Keep one of these handheld "star reflectors" in your drama supply closet for some quick stars in the sky.
While we glued our sequins in this experiment, they do sell "stick on" sequins which a student or teacher could easily stick to the cardboard and hold in their hand to shine stars up on the ceiling.
We also experimented with other ways to project "space things" on the ceiling. In this "projector" we painted a cut-glass jelly jar using red and blue translucent paints (the kind you find in a craft store next to those "paint your own plastic stained glass" kits). Below is a photo of our "Red Giant Jar" which just happens to be sitting on some blue/silver mermaid fabric.
The student puts the jar over their flashlight and slowly turns it. See the video for the effect.
Tip: We had to put a pretty thick coat of red and blue on the jar because otherwise, our1300 lumens flashlight washed it out on the ceiling.
We also wrapped some foil around the bottom of the jar --inside and outside, to reduce the noise of the glass jar against our metal flashlight.

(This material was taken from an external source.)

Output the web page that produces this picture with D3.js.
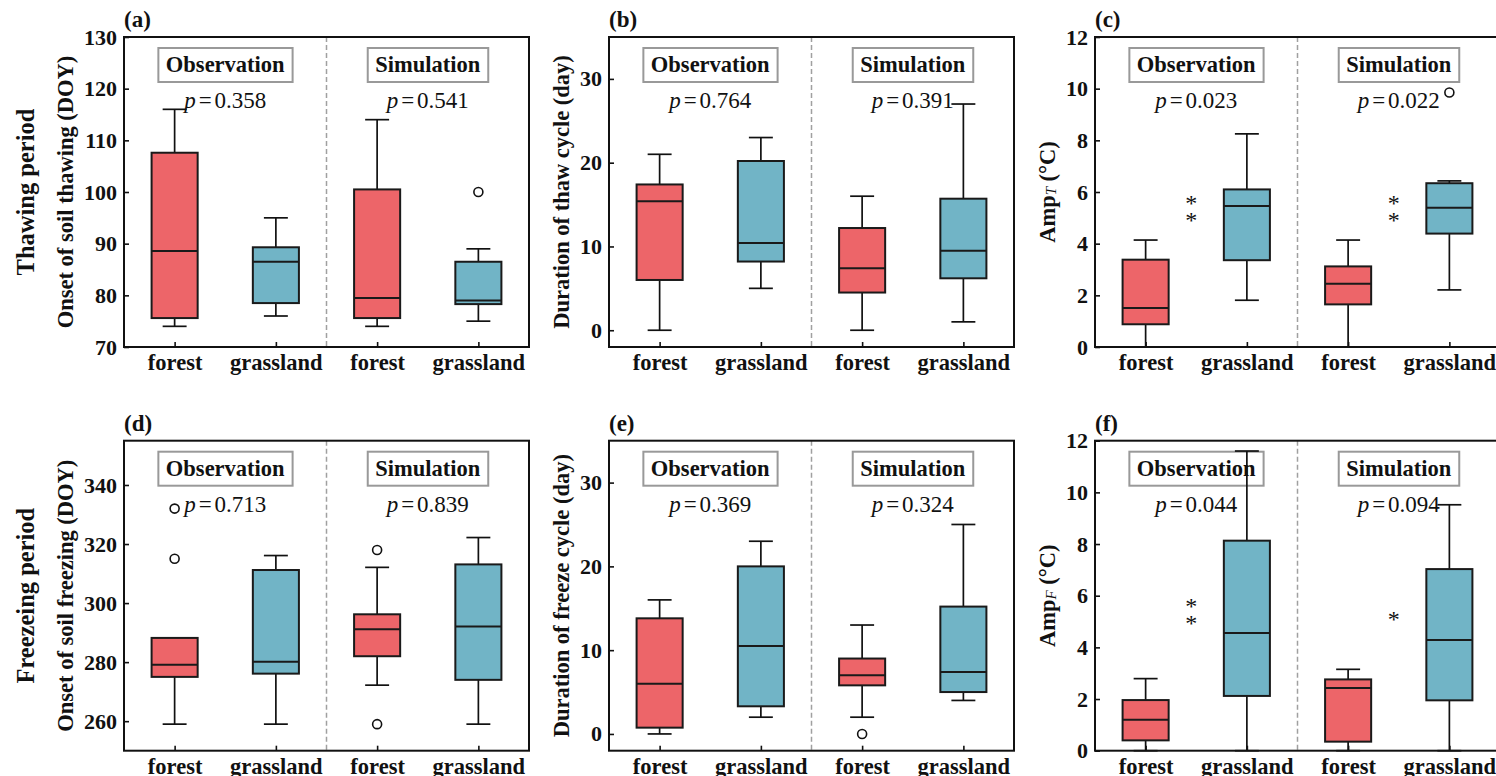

Imagine making a couple of "glass jar" effects and adding them to the "galaxy/nebula/star" effect described in the first post. We did that for the Writing Team's Story of Creation Drama Workshop. We made the "beginning of Creation" effects to go with a special music video we were showing and interacting with at the same time.
Having a bright flashlight, and more than one of them, will be a big help in creating your drama's special effects.